Song by Kishore Kumar and Amitabh Bachchan

from the album Amar Akbar Anthony
- Released: 1977
- Recorded: 1977
- Genre: Film score
- Songwriter: Anand Bakshi
- Composer: Laxmikant–Pyarelal

= My Name Is Anthony Gonsalves (song) =

"My Name is Anthony Gonsalves" is a song from the 1977 Hindi film Amar Akbar Anthony. One unusual feature of this song is that the actor featured in its picturization, Amitabh Bachchan, provides vocals along with Kishore Kumar. Amitabh speaks and Kumar sings. It is shown in a sequence which in a reception, Anthony (Bachchan) sings and performs to be close to Jenny (Parveen Babi), for which her bodyguard keeps him away from her.

The song was composed by duo Laxmikant–Pyarelal.

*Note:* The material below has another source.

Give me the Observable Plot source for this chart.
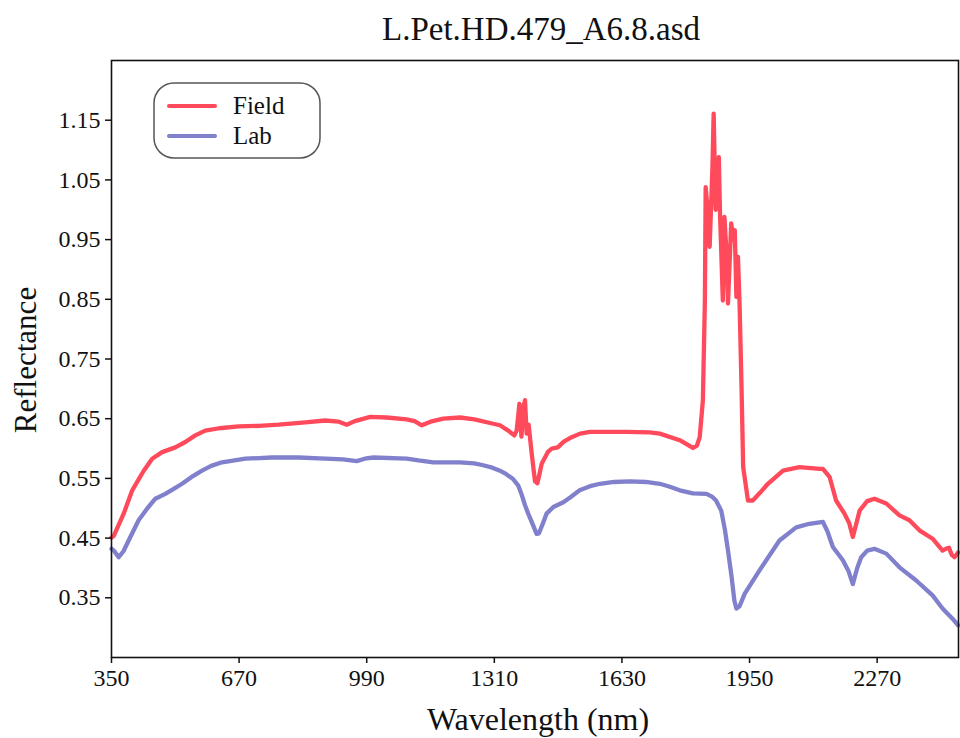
<!DOCTYPE html>
<html><head><meta charset="utf-8">
<script src="https://cdn.jsdelivr.net/npm/d3@7"></script>
<script src="https://cdn.jsdelivr.net/npm/@observablehq/plot@0.6"></script>
<style>
body{margin:0;background:#fff;}
#wrap{position:relative;width:960px;height:738px;font-family:"Liberation Serif",serif;color:#111;overflow:hidden;}
.lab{position:absolute;white-space:nowrap;line-height:1;}
#title{left:541px;top:13px;transform:translateX(-50%);font-size:33px;}
#xlab{left:538px;top:703px;transform:translateX(-50%);font-size:32px;}
#ylab{left:25px;top:360px;transform:translate(-50%,-50%) rotate(-90deg);font-size:31px;}
#legend{position:absolute;left:153px;top:82px;}
</style>
</head><body>
<div id="wrap">
<div id="chart"></div>
<div class="lab" id="title"></div>
<div class="lab" id="xlab"></div>
<div class="lab" id="ylab"></div>
<svg id="legend" width="170" height="80"></svg>
</div>
<script>
const titleText = "L.Pet.HD.479_A6.8.asd";
const xLabel = "Wavelength (nm)";
const yLabel = "Reflectance";
const seriesNames = ["Field", "Lab"];
const colors = ["#ff4a5c", "#8080cc"];
const xTicks = [350, 670, 990, 1310, 1630, 1950, 2270];
const yTicks = [0.35, 0.45, 0.55, 0.65, 0.75, 0.85, 0.95, 1.05, 1.15];

const fieldWl = [350,356,380,402,430,452,477,510,535,560,585,620,669,720,769,836,886,920,940,960,999,1040,1090,1110,1128,1150,1182,1224,1260,1291,1324,1345,1360,1366,1373,1378,1383,1387,1391,1396,1404,1412,1418,1429,1445,1454,1469,1485,1504,1525,1550,1575,1641,1700,1725,1775,1808,1818,1825,1833,1838,1840,1845,1850,1857,1860,1865,1870,1873,1876,1883,1887,1892,1896,1904,1910,1913,1917,1921,1925,1930,1934,1946,1958,1975,1996,2034,2075,2126,2134,2151,2167,2188,2200,2209,2218,2226,2245,2263,2293,2326,2351,2376,2409,2434,2442,2450,2457,2464,2473];
const fieldR = [0.451,0.454,0.490,0.530,0.562,0.583,0.594,0.602,0.611,0.622,0.630,0.634,0.637,0.638,0.640,0.644,0.647,0.645,0.640,0.646,0.653,0.652,0.649,0.646,0.639,0.645,0.650,0.652,0.649,0.644,0.639,0.630,0.622,0.630,0.675,0.620,0.670,0.681,0.625,0.640,0.590,0.545,0.542,0.575,0.595,0.600,0.602,0.612,0.619,0.625,0.628,0.628,0.628,0.627,0.625,0.614,0.601,0.605,0.619,0.681,0.848,1.038,1.000,0.938,1.072,1.161,1.000,1.050,1.088,0.993,0.848,0.988,0.930,0.843,0.977,0.950,0.966,0.854,0.921,0.843,0.700,0.569,0.513,0.513,0.525,0.541,0.563,0.569,0.566,0.566,0.552,0.513,0.491,0.475,0.452,0.475,0.496,0.512,0.516,0.508,0.488,0.480,0.463,0.449,0.429,0.432,0.434,0.422,0.418,0.426];

const labWl = [350,356,368,380,393,418,440,460,485,505,527,550,577,600,627,686,752,819,886,930,965,985,1007,1090,1120,1157,1224,1260,1282,1305,1324,1340,1357,1370,1378,1387,1395,1405,1416,1422,1432,1441,1458,1483,1500,1524,1550,1575,1610,1650,1690,1725,1750,1775,1808,1842,1857,1866,1879,1888,1896,1905,1912,1917,1925,1938,1975,2025,2067,2100,2134,2145,2159,2184,2198,2209,2220,2230,2245,2263,2293,2326,2368,2409,2434,2459,2473];
const labR = [0.432,0.429,0.418,0.428,0.446,0.480,0.500,0.516,0.524,0.532,0.541,0.552,0.563,0.571,0.577,0.583,0.585,0.585,0.583,0.582,0.579,0.583,0.585,0.583,0.580,0.577,0.577,0.575,0.572,0.568,0.563,0.557,0.549,0.538,0.524,0.505,0.491,0.475,0.457,0.458,0.475,0.491,0.502,0.510,0.518,0.530,0.537,0.541,0.544,0.545,0.544,0.541,0.536,0.530,0.525,0.524,0.519,0.513,0.496,0.465,0.429,0.385,0.345,0.332,0.336,0.357,0.396,0.446,0.468,0.474,0.477,0.462,0.435,0.413,0.395,0.373,0.400,0.418,0.429,0.432,0.424,0.401,0.379,0.354,0.332,0.315,0.304];

const data = [
  ...fieldWl.map((w, i) => ({wl: w, r: fieldR[i], s: seriesNames[0]})),
  ...labWl.map((w, i) => ({wl: w, r: labR[i], s: seriesNames[1]}))
];

const chart = Plot.plot({
  width: 960, height: 738,
  marginTop: 60, marginLeft: 111, marginRight: 2, marginBottom: 81,
  style: {fontFamily: "Liberation Serif, serif", fontSize: "24px", color: "#111", background: "transparent"},
  x: {domain: [350, 2474]},
  y: {domain: [0.25, 1.25]},
  color: {domain: seriesNames, range: colors},
  marks: [
    Plot.line(data, {x: "wl", y: "r", z: "s", stroke: "s", strokeWidth: 4.3, strokeLinejoin: "round", strokeLinecap: "round"}),
    Plot.frame({stroke: "#111", strokeWidth: 1.6}),
    Plot.axisX({ticks: xTicks, tickSize: 6, tickPadding: 5, label: null, fontSize: 24, tickFormat: d => String(d), strokeWidth: 1.5}),
    Plot.axisY({ticks: yTicks, tickSize: 6, tickPadding: 5, label: null, fontSize: 24, tickFormat: d => d.toFixed(2), strokeWidth: 1.5})
  ]
});
document.getElementById("chart").appendChild(chart);
document.getElementById("title").textContent = titleText;
document.getElementById("xlab").textContent = xLabel;
document.getElementById("ylab").textContent = yLabel;

const lg = d3.select("#legend");
lg.append("rect").attr("x", 1).attr("y", 1).attr("width", 166).attr("height", 75)
  .attr("rx", 20).attr("fill", "#fff").attr("stroke", "#555").attr("stroke-width", 1.5);
seriesNames.forEach((n, i) => {
  const y = 24 + i * 30;
  lg.append("line").attr("x1", 16).attr("x2", 62).attr("y1", y).attr("y2", y)
    .attr("stroke", colors[i]).attr("stroke-width", 4).attr("stroke-linecap", "round");
  lg.append("text").attr("x", 80).attr("y", y + 8).text(n)
    .attr("font-family", "Liberation Serif, serif").attr("font-size", 25).attr("fill", "#111");
});
</script>
</body></html>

The character Anthony Gonsalves is named after Anthony Gonsalves, a music teacher of Pyarelal Ramprasad Sharma who was one of the most famous music arrangers in Bombay in the 1930s. He had among his students the likes of RD Burman apart from Pyarelal.

Special effects are used for comic purposes in the picturisation of this song.

The opening line, "You are a sophisticated rhetorician intoxicated by the exuberance of your own verbosity", that is spoken by Anthony when he emerges from the Easter egg, is an almost exact quotation from a speech in the Parliament of the United Kingdom given by British Prime Minister Benjamin Disraeli in 1878. Disraeli (who was referring to William Ewart Gladstone) used the word "inebriated" rather than "intoxicated". Anthony Gonsalves was also the name of the arranger for the famous music director Salil Chaudhary.